Meet the nurse who was the first person in N.J. to get a COVID-19 vaccine - Health Professionals & Allied Employees

Meet the nurse who was the first person in N.J. to get a COVID-19 vaccine

Taken from NJ.com

By Brent Johnson | NJ Advance Media

December 15, 2020

Maritza Beniquez was shaking before she even arrived at University Hospital in Newark on Tuesday morning.

Not out of fear, she insisted.

“Just from excitement,” the ER nurse explained. “Like a puppy that’s just really excited.”

With a jab to her right arm at 8:10 a.m., Beniquez became the first person in New Jersey to receive a vaccine for the coronavirus, outside of a clinical trial.

And it just happened to come on her 56th birthday.

“I honestly didn’t plan it this way,” she said. “But it worked out.”

Beniquez was the first of 80 healthcare workers slated to receive their first dose of the vaccine at University Hospital on Tuesday, the beginning of the state’s latest — and most promising — chapter in fighting a virus that has killed more than 17,000 of its residents.

All recipients will receive their second dose of the two-dose Pfizer vaccine a few weeks after their first, officials said.

“This is the best birthday present ever,” Beniquez exclaimed after receiving the shot, which she said didn’t hurt. “I can see that light at the end of the tunnel.”

A mother of three and grandmother of two, Beniquez has worked in the ER at University Hospital for the last five years.

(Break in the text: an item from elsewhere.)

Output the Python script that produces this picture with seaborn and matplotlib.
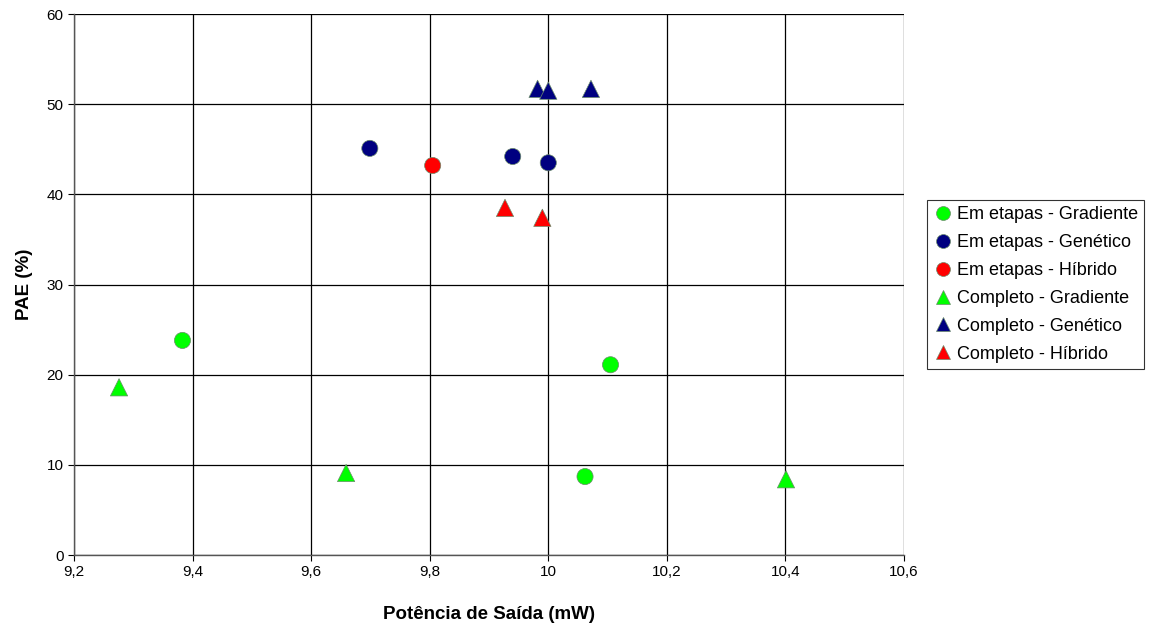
"""Scatter of PAE vs output power for the optimization strategies."""

import matplotlib

matplotlib.use("Agg")
import matplotlib.pyplot as plt
import matplotlib.ticker as mticker
import pandas as pd
import seaborn as sns

SERIES = [
    "Em etapas - Gradiente",
    "Em etapas - Genético",
    "Em etapas - Híbrido",
    "Completo - Gradiente",
    "Completo - Genético",
    "Completo - Híbrido",
]
COLORS = ["#00FF00", "#000080", "#FF0000", "#00FF00", "#000080", "#FF0000"]
MARKERS = ["o", "o", "o", "^", "^", "^"]
SIZES = [135, 135, 135, 155, 155, 155]

etapas_gradiente_x = [9.383, 10.105, 10.062]
etapas_gradiente_y = [23.8, 21.1, 8.7]
etapas_genetico_x = [9.699, 9.94, 10.0]
etapas_genetico_y = [45.1, 44.2, 43.5]
etapas_hibrido_x = [9.805]
etapas_hibrido_y = [43.2]
completo_gradiente_x = [9.276, 9.659, 10.401]
completo_gradiente_y = [18.6, 9.1, 8.4]
completo_genetico_x = [9.982, 10.0, 10.072]
completo_genetico_y = [51.7, 51.5, 51.7]
completo_hibrido_x = [9.927, 9.99]
completo_hibrido_y = [38.5, 37.4]

xs = [etapas_gradiente_x, etapas_genetico_x, etapas_hibrido_x,
      completo_gradiente_x, completo_genetico_x, completo_hibrido_x]
ys = [etapas_gradiente_y, etapas_genetico_y, etapas_hibrido_y,
      completo_gradiente_y, completo_genetico_y, completo_hibrido_y]

frames = [pd.DataFrame({"x": x, "y": y, "serie": name})
          for name, x, y in zip(SERIES, xs, ys)]
data = pd.concat(frames, ignore_index=True)

sns.set_theme(style="white")
plt.rcParams["font.family"] = ["Liberation Sans", "DejaVu Sans"]
plt.rcParams["text.color"] = "black"
plt.rcParams["axes.labelcolor"] = "black"

fig = plt.figure(figsize=(11.56, 6.26), dpi=100)
ax = fig.add_axes([0.064, 0.1134, 0.718, 0.8642])

sns.scatterplot(
    data=data, x="x", y="y", hue="serie", style="serie", size="serie",
    hue_order=SERIES, style_order=SERIES, size_order=SERIES,
    palette=dict(zip(SERIES, COLORS)), markers=dict(zip(SERIES, MARKERS)),
    sizes=dict(zip(SERIES, SIZES)),
    edgecolor="#6a8a6a", linewidth=0.5, ax=ax, zorder=3,
)

ax.set_xlim(9.2, 10.6)
ax.set_ylim(0, 60)
ax.xaxis.set_major_locator(mticker.MultipleLocator(0.2))
ax.yaxis.set_major_locator(mticker.MultipleLocator(10))
ax.xaxis.set_major_formatter(mticker.FuncFormatter(
    lambda v, _: f"{v:.1f}".replace(".", ",").replace(",0", "")))
ax.grid(True, color="black", linewidth=0.9)
ax.set_axisbelow(True)
for side in ("top", "right"):
    ax.spines[side].set_visible(False)
for side in ("left", "bottom"):
    ax.spines[side].set_color("#555555")
    ax.spines[side].set_linewidth(1.0)
ax.tick_params(axis="both", direction="out", length=4, width=0.8,
               colors="black", labelsize=11, bottom=True, left=True)
ax.set_xlabel("Potência de Saída (mW)", fontsize=13.5, fontweight="bold",
              labelpad=19)
ax.set_ylabel("PAE (%)", fontsize=13.5, fontweight="bold", labelpad=10)

handles, labels = ax.get_legend_handles_labels()
for h in handles:
    h.set_markeredgecolor("#6a8a6a")
    h.set_markersize(10)
leg = ax.legend(handles, labels, loc="center left",
                bbox_to_anchor=(1.028, 0.50), frameon=True, fontsize=13,
                fancybox=False, borderpad=0.35, handletextpad=0.2,
                labelspacing=0.6, handlelength=1.1, borderaxespad=0)
leg.get_frame().set_edgecolor("black")
leg.get_frame().set_linewidth(0.8)

fig.savefig("out.png", dpi=100)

It’s usually a busy place, she said, but COVID-19 “was like our worst nightmare.”

“It was just wave after wave of critically ill patients coming in, with no end in sight,” she said. “It was like watching a tornado or a hurricane cause that sort of devastation in the field — but instead of it being buildings it was our own people, our Black and Latino communities.”

Beniquez stressed the vaccine will help put her at ease.

“I’m happy that in another month and a half, I won’t have to be afraid to go into a room anymore,” she said. “I won’t have to be afraid to perform chest compressions or be present when they’re intubating a patient.”

“I don’t want to be afraid anymore, and I don’t want to have that risk of taking it home to my own family and my own friends,” Beniquez added. “We have no choice. We can’t afford to lose any more people.”

The vaccine is expected to be given to healthcare workers at five other hospitals across the state Tuesday, with others following in the coming days. Longterm care residents are also slated to be among the first recipients. A broader rollout for the general public is expected by April or May.

Officials hope to get 70% of New Jersey’s adult population vaccinated — a lofty goal considering some polls showing some people do not want to take it.

Beniquez, who is Latina, said she’s sympathetic to people — especially minorities — who are concerned about whether the vaccine is safe.

“I understand their fears, I do,” she said. “But I’m here to say to my community, to my people, to my Latinos, to my Blacks, to just everyone around the world: This vaccine is safe. I wouldn’t take it if it wasn’t safe. I have a family, too. I am just like you.”

She noted that officials say it’s 95% effective.

“I’ll take that over the Russian Roulette that we have to play” with the virus, Beniquez said.

Beniquez said her daughter cried out of worry as she prepared to take the vaccine.